Supplied material:
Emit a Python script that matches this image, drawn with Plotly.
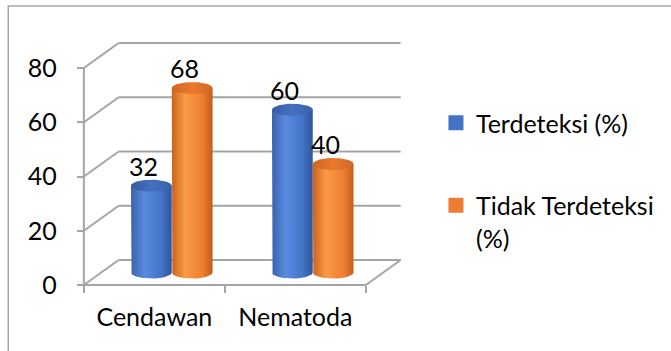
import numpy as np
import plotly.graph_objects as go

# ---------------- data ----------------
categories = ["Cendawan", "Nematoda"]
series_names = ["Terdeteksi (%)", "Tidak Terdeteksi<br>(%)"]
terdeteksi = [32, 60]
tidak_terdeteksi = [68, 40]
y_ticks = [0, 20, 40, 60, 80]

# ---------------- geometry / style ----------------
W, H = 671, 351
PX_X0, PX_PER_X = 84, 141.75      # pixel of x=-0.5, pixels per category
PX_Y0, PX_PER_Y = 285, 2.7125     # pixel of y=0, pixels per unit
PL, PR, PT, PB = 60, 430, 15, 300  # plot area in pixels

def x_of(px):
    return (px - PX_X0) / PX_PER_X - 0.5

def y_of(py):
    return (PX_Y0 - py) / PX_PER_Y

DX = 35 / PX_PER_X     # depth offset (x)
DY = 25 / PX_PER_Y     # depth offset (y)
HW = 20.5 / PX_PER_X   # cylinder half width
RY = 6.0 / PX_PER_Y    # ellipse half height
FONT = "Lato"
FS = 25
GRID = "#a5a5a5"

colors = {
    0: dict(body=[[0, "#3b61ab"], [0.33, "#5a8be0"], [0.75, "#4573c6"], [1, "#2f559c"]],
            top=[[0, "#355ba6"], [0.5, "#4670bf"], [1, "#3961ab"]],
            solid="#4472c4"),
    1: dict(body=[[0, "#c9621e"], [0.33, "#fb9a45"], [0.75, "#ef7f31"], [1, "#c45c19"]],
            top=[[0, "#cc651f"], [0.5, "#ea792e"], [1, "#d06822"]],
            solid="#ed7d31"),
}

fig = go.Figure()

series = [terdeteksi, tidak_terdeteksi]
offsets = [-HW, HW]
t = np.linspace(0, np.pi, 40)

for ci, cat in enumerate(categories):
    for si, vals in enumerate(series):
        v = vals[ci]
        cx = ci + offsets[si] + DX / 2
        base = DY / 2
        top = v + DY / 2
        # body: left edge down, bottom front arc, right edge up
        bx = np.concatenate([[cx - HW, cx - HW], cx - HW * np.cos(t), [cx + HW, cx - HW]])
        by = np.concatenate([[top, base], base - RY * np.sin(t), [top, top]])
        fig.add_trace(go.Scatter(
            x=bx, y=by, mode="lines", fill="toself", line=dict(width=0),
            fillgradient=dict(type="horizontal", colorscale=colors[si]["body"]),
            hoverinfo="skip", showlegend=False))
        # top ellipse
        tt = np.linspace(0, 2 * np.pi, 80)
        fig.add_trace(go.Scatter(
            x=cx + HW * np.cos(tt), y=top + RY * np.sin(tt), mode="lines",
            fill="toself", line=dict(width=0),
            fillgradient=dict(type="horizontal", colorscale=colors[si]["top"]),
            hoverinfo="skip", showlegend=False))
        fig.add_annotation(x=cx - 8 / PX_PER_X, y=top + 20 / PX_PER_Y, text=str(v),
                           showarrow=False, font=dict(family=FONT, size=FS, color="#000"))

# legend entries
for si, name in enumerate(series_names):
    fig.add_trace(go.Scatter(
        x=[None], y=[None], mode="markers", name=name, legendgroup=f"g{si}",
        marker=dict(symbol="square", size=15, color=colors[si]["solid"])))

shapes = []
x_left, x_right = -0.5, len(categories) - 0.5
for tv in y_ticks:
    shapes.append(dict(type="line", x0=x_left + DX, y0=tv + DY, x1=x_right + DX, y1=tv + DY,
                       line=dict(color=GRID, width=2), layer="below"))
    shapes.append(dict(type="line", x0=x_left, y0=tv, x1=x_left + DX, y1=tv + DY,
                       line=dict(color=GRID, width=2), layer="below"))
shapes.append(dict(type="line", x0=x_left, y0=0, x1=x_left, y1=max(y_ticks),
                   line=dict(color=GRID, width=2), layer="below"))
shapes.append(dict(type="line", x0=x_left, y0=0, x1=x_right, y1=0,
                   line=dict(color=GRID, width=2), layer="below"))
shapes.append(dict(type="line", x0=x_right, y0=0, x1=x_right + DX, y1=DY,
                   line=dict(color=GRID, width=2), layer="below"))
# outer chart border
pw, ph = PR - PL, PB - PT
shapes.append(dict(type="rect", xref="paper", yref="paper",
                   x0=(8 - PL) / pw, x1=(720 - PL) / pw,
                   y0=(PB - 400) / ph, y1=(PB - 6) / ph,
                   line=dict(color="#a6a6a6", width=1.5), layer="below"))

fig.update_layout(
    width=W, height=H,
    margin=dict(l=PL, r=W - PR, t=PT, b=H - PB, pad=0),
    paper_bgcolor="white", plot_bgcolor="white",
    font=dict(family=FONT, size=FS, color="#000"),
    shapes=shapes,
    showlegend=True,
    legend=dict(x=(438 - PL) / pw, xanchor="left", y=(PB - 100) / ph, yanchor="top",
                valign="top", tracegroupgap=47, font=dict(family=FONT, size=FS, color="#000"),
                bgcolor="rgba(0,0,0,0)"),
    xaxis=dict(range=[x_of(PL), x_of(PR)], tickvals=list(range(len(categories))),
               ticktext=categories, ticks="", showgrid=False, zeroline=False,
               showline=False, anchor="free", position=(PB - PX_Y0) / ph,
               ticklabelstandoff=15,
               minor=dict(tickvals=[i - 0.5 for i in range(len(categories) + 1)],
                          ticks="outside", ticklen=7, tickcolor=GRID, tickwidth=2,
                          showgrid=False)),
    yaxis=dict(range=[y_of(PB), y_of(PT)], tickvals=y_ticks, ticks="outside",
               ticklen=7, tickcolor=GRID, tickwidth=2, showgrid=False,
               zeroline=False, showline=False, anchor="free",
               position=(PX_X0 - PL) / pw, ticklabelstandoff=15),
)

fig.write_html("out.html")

Problem statement: Copy nothing but the lines from the top of the material through the line holding "t = np.linspace(0, np.pi, 40)", exactly as written; omit pictures.

Full response:
Emit a Python script that matches this image, drawn with Plotly.
import numpy as np
import plotly.graph_objects as go

# ---------------- data ----------------
categories = ["Cendawan", "Nematoda"]
series_names = ["Terdeteksi (%)", "Tidak Terdeteksi<br>(%)"]
terdeteksi = [32, 60]
tidak_terdeteksi = [68, 40]
y_ticks = [0, 20, 40, 60, 80]

# ---------------- geometry / style ----------------
W, H = 671, 351
PX_X0, PX_PER_X = 84, 141.75      # pixel of x=-0.5, pixels per category
PX_Y0, PX_PER_Y = 285, 2.7125     # pixel of y=0, pixels per unit
PL, PR, PT, PB = 60, 430, 15, 300  # plot area in pixels

def x_of(px):
    return (px - PX_X0) / PX_PER_X - 0.5

def y_of(py):
    return (PX_Y0 - py) / PX_PER_Y

DX = 35 / PX_PER_X     # depth offset (x)
DY = 25 / PX_PER_Y     # depth offset (y)
HW = 20.5 / PX_PER_X   # cylinder half width
RY = 6.0 / PX_PER_Y    # ellipse half height
FONT = "Lato"
FS = 25
GRID = "#a5a5a5"

colors = {
    0: dict(body=[[0, "#3b61ab"], [0.33, "#5a8be0"], [0.75, "#4573c6"], [1, "#2f559c"]],
            top=[[0, "#355ba6"], [0.5, "#4670bf"], [1, "#3961ab"]],
            solid="#4472c4"),
    1: dict(body=[[0, "#c9621e"], [0.33, "#fb9a45"], [0.75, "#ef7f31"], [1, "#c45c19"]],
            top=[[0, "#cc651f"], [0.5, "#ea792e"], [1, "#d06822"]],
            solid="#ed7d31"),
}

fig = go.Figure()

series = [terdeteksi, tidak_terdeteksi]
offsets = [-HW, HW]
t = np.linspace(0, np.pi, 40)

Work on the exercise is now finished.